What this task involves: Repeat the data below exactly, dropping any pictures it holds.

------------------------------------------------

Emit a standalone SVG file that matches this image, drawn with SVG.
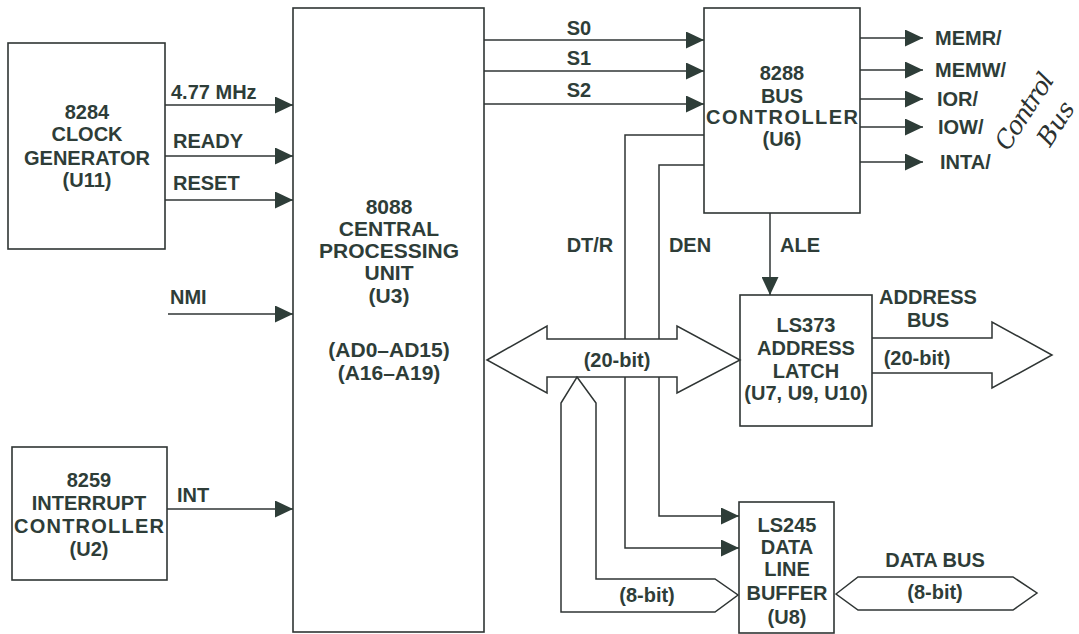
<svg xmlns="http://www.w3.org/2000/svg" width="1079" height="634" viewBox="0 0 1079 634">
<style>
.box{fill:none;stroke:#2f3534;stroke-width:1.6}
.ln{fill:none;stroke:#2f3534;stroke-width:1.5}
.bus{fill:#fff;stroke:#2f3534;stroke-width:1.5;stroke-linejoin:miter}
.t{font-family:"Liberation Sans",Arial,Helvetica,sans-serif;font-weight:bold;font-size:20px;fill:#2e3d38}
.c{text-anchor:middle}
.cpu{font-size:21px}
.hand{font-family:"DejaVu Serif","Liberation Serif",serif;font-style:italic;font-size:25px;fill:#2b3130}
</style>
<defs>
<marker id="ah" markerUnits="userSpaceOnUse" markerWidth="18" markerHeight="17" refX="18" refY="8.5" orient="auto">
<path d="M0,0 L18,8.5 L0,17 z" fill="#2e3d38"/>
</marker>
</defs>
<rect width="1079" height="634" fill="#ffffff"/>

<g id="connectors">
<path class="ln" d="M165,105 H293" marker-end="url(#ah)"/>
<path class="ln" d="M165,156 H293" marker-end="url(#ah)"/>
<path class="ln" d="M165,200 H293" marker-end="url(#ah)"/>
<path class="ln" d="M168,314 H293" marker-end="url(#ah)"/>
<path class="ln" d="M167,509 H293" marker-end="url(#ah)"/>
<path class="ln" d="M484,40 H704" marker-end="url(#ah)"/>
<path class="ln" d="M484,71 H704" marker-end="url(#ah)"/>
<path class="ln" d="M484,104 H704" marker-end="url(#ah)"/>
<path class="ln" d="M860,38 H923" marker-end="url(#ah)"/>
<path class="ln" d="M860,70 H923" marker-end="url(#ah)"/>
<path class="ln" d="M860,99 H923" marker-end="url(#ah)"/>
<path class="ln" d="M860,127 H923" marker-end="url(#ah)"/>
<path class="ln" d="M860,162 H923" marker-end="url(#ah)"/>
<path class="ln" d="M770,213 V295" marker-end="url(#ah)"/>
<path class="ln" d="M704,135 H625 V548 H739" marker-end="url(#ah)"/>
<path class="ln" d="M704,165 H659 V516 H739" marker-end="url(#ah)"/>
<polygon class="bus" points="487,360 547,326 547,339 677,339 677,326 740,360 677,393 677,377 547,377 547,393"/>
<path class="bus" d="M577,377 L596,403 V579 H715 L738,595 L715,612 H561 V403 Z"/>
<path class="bus" d="M872,338 H992 V322 L1052,355 L992,388 V373 H872"/>
<polygon class="bus" points="836,594 858,577 1013,577 1037,593 1013,610 858,610"/>
</g>

<g id="clock">
<rect class="box" x="8" y="43" width="157" height="206"/>
<text class="t c" x="87" y="119">8284</text>
<text class="t c" x="87" y="141">CLOCK</text>
<text class="t c" x="87" y="165">GENERATOR</text>
<text class="t c" x="87" y="187">(U11)</text>
</g>

<g id="pic">
<rect class="box" x="12" y="447" width="155" height="133"/>
<text class="t c" x="89" y="487">8259</text>
<text class="t c" x="89" y="510">INTERRUPT</text>
<text class="t c" x="89" y="533" textLength="150" lengthAdjust="spacing">CONTROLLER</text>
<text class="t c" x="89" y="556">(U2)</text>
</g>

<g id="cpu">
<rect class="box" x="293" y="8" width="191" height="624"/>
<text class="t c cpu" x="389" y="214">8088</text>
<text class="t c cpu" x="389" y="236">CENTRAL</text>
<text class="t c cpu" x="389" y="258">PROCESSING</text>
<text class="t c cpu" x="389" y="280">UNIT</text>
<text class="t c cpu" x="389" y="303">(U3)</text>
<text class="t c cpu" x="389" y="357">(AD0–AD15)</text>
<text class="t c cpu" x="389" y="380">(A16–A19)</text>
</g>

<g id="busctrl">
<rect class="box" x="704" y="8" width="156" height="205"/>
<text class="t c" x="782" y="80">8288</text>
<text class="t c" x="782" y="103">BUS</text>
<text class="t c" x="782" y="124" textLength="152" lengthAdjust="spacing">CONTROLLER</text>
<text class="t c" x="782" y="146">(U6)</text>
</g>

<g id="latch">
<rect class="box" x="740" y="295" width="132" height="131"/>
<text class="t c" x="806" y="332">LS373</text>
<text class="t c" x="806" y="355">ADDRESS</text>
<text class="t c" x="806" y="378">LATCH</text>
<text class="t c" x="806" y="400">(U7, U9, U10)</text>
</g>

<g id="buffer">
<rect class="box" x="739" y="502" width="95" height="131"/>
<text class="t c" x="787" y="532">LS245</text>
<text class="t c" x="787" y="554">DATA</text>
<text class="t c" x="787" y="576">LINE</text>
<text class="t c" x="787" y="600">BUFFER</text>
<text class="t c" x="787" y="624">(U8)</text>
</g>

<g id="labels">
<text class="t" x="171" y="99">4.77 MHz</text>
<text class="t" x="173" y="148">READY</text>
<text class="t" x="173" y="190">RESET</text>
<text class="t" x="170" y="304">NMI</text>
<text class="t" x="177" y="502">INT</text>
<text class="t c" x="579" y="35">S0</text>
<text class="t c" x="579" y="65">S1</text>
<text class="t c" x="579" y="97">S2</text>
<text class="t" x="935" y="45">MEMR/</text>
<text class="t" x="935" y="77">MEMW/</text>
<text class="t" x="937" y="106">IOR/</text>
<text class="t" x="938" y="134">IOW/</text>
<text class="t" x="940" y="169">INTA/</text>
<text class="t c" x="590" y="252">DT/R</text>
<text class="t c" x="690" y="252">DEN</text>
<text class="t c" x="800" y="252">ALE</text>
<text class="t c" x="617" y="367">(20-bit)</text>
<text class="t c" x="928" y="304">ADDRESS</text>
<text class="t c" x="928" y="327">BUS</text>
<text class="t c" x="917" y="365">(20-bit)</text>
<text class="t c" x="647" y="602">(8-bit)</text>
<text class="t c" x="935" y="567">DATA BUS</text>
<text class="t c" x="935" y="599">(8-bit)</text>
</g>

<g id="annotation">
<text class="hand" transform="translate(1008,152) rotate(-57)" textLength="86" lengthAdjust="spacing">Control</text>
<text class="hand" transform="translate(1050,148) rotate(-57)" font-size="21">Bus</text>
</g>
</svg>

------------------------------------------------

Output of the task:
Emit a standalone SVG file that matches this image, drawn with SVG.
<svg xmlns="http://www.w3.org/2000/svg" width="1079" height="634" viewBox="0 0 1079 634">
<style>
.box{fill:none;stroke:#2f3534;stroke-width:1.6}
.ln{fill:none;stroke:#2f3534;stroke-width:1.5}
.bus{fill:#fff;stroke:#2f3534;stroke-width:1.5;stroke-linejoin:miter}
.t{font-family:"Liberation Sans",Arial,Helvetica,sans-serif;font-weight:bold;font-size:20px;fill:#2e3d38}
.c{text-anchor:middle}
.cpu{font-size:21px}
.hand{font-family:"DejaVu Serif","Liberation Serif",serif;font-style:italic;font-size:25px;fill:#2b3130}
</style>
<defs>
<marker id="ah" markerUnits="userSpaceOnUse" markerWidth="18" markerHeight="17" refX="18" refY="8.5" orient="auto">
<path d="M0,0 L18,8.5 L0,17 z" fill="#2e3d38"/>
</marker>
</defs>
<rect width="1079" height="634" fill="#ffffff"/>

<g id="connectors">
<path class="ln" d="M165,105 H293" marker-end="url(#ah)"/>
<path class="ln" d="M165,156 H293" marker-end="url(#ah)"/>
<path class="ln" d="M165,200 H293" marker-end="url(#ah)"/>
<path class="ln" d="M168,314 H293" marker-end="url(#ah)"/>
<path class="ln" d="M167,509 H293" marker-end="url(#ah)"/>
<path class="ln" d="M484,40 H704" marker-end="url(#ah)"/>
<path class="ln" d="M484,71 H704" marker-end="url(#ah)"/>
<path class="ln" d="M484,104 H704" marker-end="url(#ah)"/>
<path class="ln" d="M860,38 H923" marker-end="url(#ah)"/>
<path class="ln" d="M860,70 H923" marker-end="url(#ah)"/>
<path class="ln" d="M860,99 H923" marker-end="url(#ah)"/>
<path class="ln" d="M860,127 H923" marker-end="url(#ah)"/>
<path class="ln" d="M860,162 H923" marker-end="url(#ah)"/>
<path class="ln" d="M770,213 V295" marker-end="url(#ah)"/>
<path class="ln" d="M704,135 H625 V548 H739" marker-end="url(#ah)"/>
<path class="ln" d="M704,165 H659 V516 H739" marker-end="url(#ah)"/>
<polygon class="bus" points="487,360 547,326 547,339 677,339 677,326 740,360 677,393 677,377 547,377 547,393"/>
<path class="bus" d="M577,377 L596,403 V579 H715 L738,595 L715,612 H561 V403 Z"/>
<path class="bus" d="M872,338 H992 V322 L1052,355 L992,388 V373 H872"/>
<polygon class="bus" points="836,594 858,577 1013,577 1037,593 1013,610 858,610"/>
</g>

<g id="clock">
<rect class="box" x="8" y="43" width="157" height="206"/>
<text class="t c" x="87" y="119">8284</text>
<text class="t c" x="87" y="141">CLOCK</text>
<text class="t c" x="87" y="165">GENERATOR</text>
<text class="t c" x="87" y="187">(U11)</text>
</g>

<g id="pic">
<rect class="box" x="12" y="447" width="155" height="133"/>
<text class="t c" x="89" y="487">8259</text>
<text class="t c" x="89" y="510">INTERRUPT</text>
<text class="t c" x="89" y="533" textLength="150" lengthAdjust="spacing">CONTROLLER</text>
<text class="t c" x="89" y="556">(U2)</text>
</g>

<g id="cpu">
<rect class="box" x="293" y="8" width="191" height="624"/>
<text class="t c cpu" x="389" y="214">8088</text>
<text class="t c cpu" x="389" y="236">CENTRAL</text>
<text class="t c cpu" x="389" y="258">PROCESSING</text>
<text class="t c cpu" x="389" y="280">UNIT</text>
<text class="t c cpu" x="389" y="303">(U3)</text>
<text class="t c cpu" x="389" y="357">(AD0–AD15)</text>
<text class="t c cpu" x="389" y="380">(A16–A19)</text>
</g>

<g id="busctrl">
<rect class="box" x="704" y="8" width="156" height="205"/>
<text class="t c" x="782" y="80">8288</text>
<text class="t c" x="782" y="103">BUS</text>
<text class="t c" x="782" y="124" textLength="152" lengthAdjust="spacing">CONTROLLER</text>
<text class="t c" x="782" y="146">(U6)</text>
</g>

<g id="latch">
<rect class="box" x="740" y="295" width="132" height="131"/>
<text class="t c" x="806" y="332">LS373</text>
<text class="t c" x="806" y="355">ADDRESS</text>
<text class="t c" x="806" y="378">LATCH</text>
<text class="t c" x="806" y="400">(U7, U9, U10)</text>
</g>

<g id="buffer">
<rect class="box" x="739" y="502" width="95" height="131"/>
<text class="t c" x="787" y="532">LS245</text>
<text class="t c" x="787" y="554">DATA</text>
<text class="t c" x="787" y="576">LINE</text>
<text class="t c" x="787" y="600">BUFFER</text>
<text class="t c" x="787" y="624">(U8)</text>
</g>

<g id="labels">
<text class="t" x="171" y="99">4.77 MHz</text>
<text class="t" x="173" y="148">READY</text>
<text class="t" x="173" y="190">RESET</text>
<text class="t" x="170" y="304">NMI</text>
<text class="t" x="177" y="502">INT</text>
<text class="t c" x="579" y="35">S0</text>
<text class="t c" x="579" y="65">S1</text>
<text class="t c" x="579" y="97">S2</text>
<text class="t" x="935" y="45">MEMR/</text>
<text class="t" x="935" y="77">MEMW/</text>
<text class="t" x="937" y="106">IOR/</text>
<text class="t" x="938" y="134">IOW/</text>
<text class="t" x="940" y="169">INTA/</text>
<text class="t c" x="590" y="252">DT/R</text>
<text class="t c" x="690" y="252">DEN</text>
<text class="t c" x="800" y="252">ALE</text>
<text class="t c" x="617" y="367">(20-bit)</text>
<text class="t c" x="928" y="304">ADDRESS</text>
<text class="t c" x="928" y="327">BUS</text>
<text class="t c" x="917" y="365">(20-bit)</text>
<text class="t c" x="647" y="602">(8-bit)</text>
<text class="t c" x="935" y="567">DATA BUS</text>
<text class="t c" x="935" y="599">(8-bit)</text>
</g>

<g id="annotation">
<text class="hand" transform="translate(1008,152) rotate(-57)" textLength="86" lengthAdjust="spacing">Control</text>
<text class="hand" transform="translate(1050,148) rotate(-57)" font-size="21">Bus</text>
</g>
</svg>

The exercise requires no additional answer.